In 1852 Barry removed to what is now Leflore County, in the Mississippi Delta, and in the following year was elected to the national House of Representatives. In a speech on "Civil and Religious Toleration, " which he delivered in Congress, December 18, 1854, he made a strong assault on the policy and principles of the Know-Nothing party. He declined reëlection at the end of his term in Congress, and resumed the practise of law in Columbus. A few months later he reentered politics, was elected to the legislature and made speaker of the House. He became a leader in the disunionist wing of the Democratic party in the state, and was among the delegates who withdrew from the Charleston convention in 1860 and nominated Breckenridge and Lane in the Baltimore convention.

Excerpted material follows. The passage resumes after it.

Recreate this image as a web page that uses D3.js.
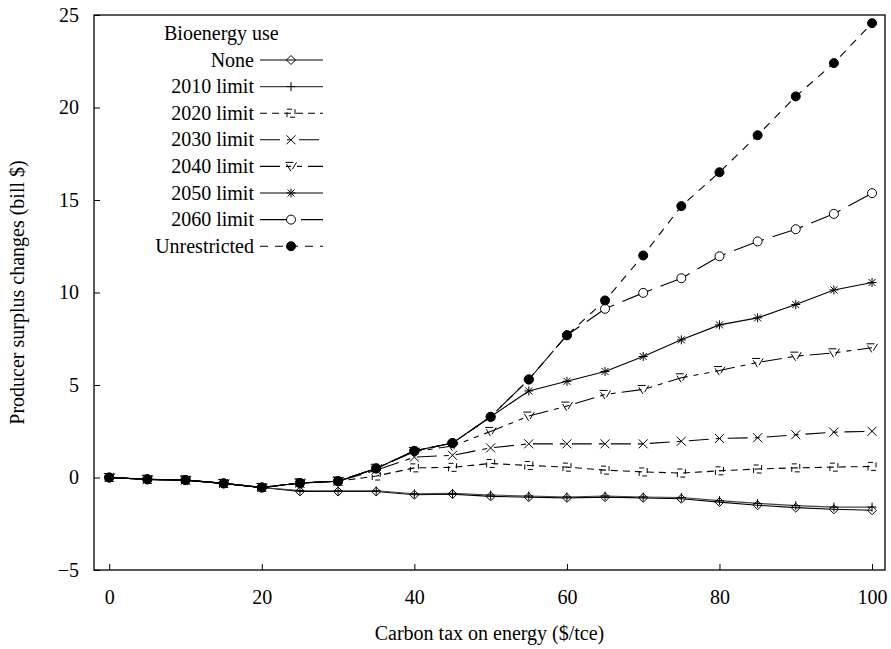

He was later chosen president of the Mississippi secession convention of 1861. It is said that he never again used the pen with which he signed the ordinance of secession, but carefully preserved it as a family heirloom. He was also chosen as one of the seven Mississippi delegates to the Montgomery convention which organized the Government of the Confederate States, and was then elected a member of the Provisional Congress of the Confederacy. At the inauguration of Jefferson Davis as Provisional President of the Confederacy, Barry made an extempore speech which according to James D. Lynch was "more happily conceived, more eloquently delivered and more highly applauded" than that of any other speaker on that occasion. In 1862 he resigned from the Confederate Congress and organized the 35th Regiment of Mississippi Infantry, of which he became colonel. He served in many engagements in Mississippi from the battle of Corinth to the fall of Vicksburg; also in the Georgia campaign, being wounded at Allatoona.
He was finally captured at Mobile, April 9, 1865. After the war he retired to his home, saying to a friend, "My thinking in the past has not been profitable - my hopes for my country have all been blasted, and as far as I can, I will quit thinking and for a while lead a negative existence. " His despondency caused a rapid decline of his health, and he died in the house of his sister, Mrs. J. D. Bradford, of Columbus, January 29, 1868.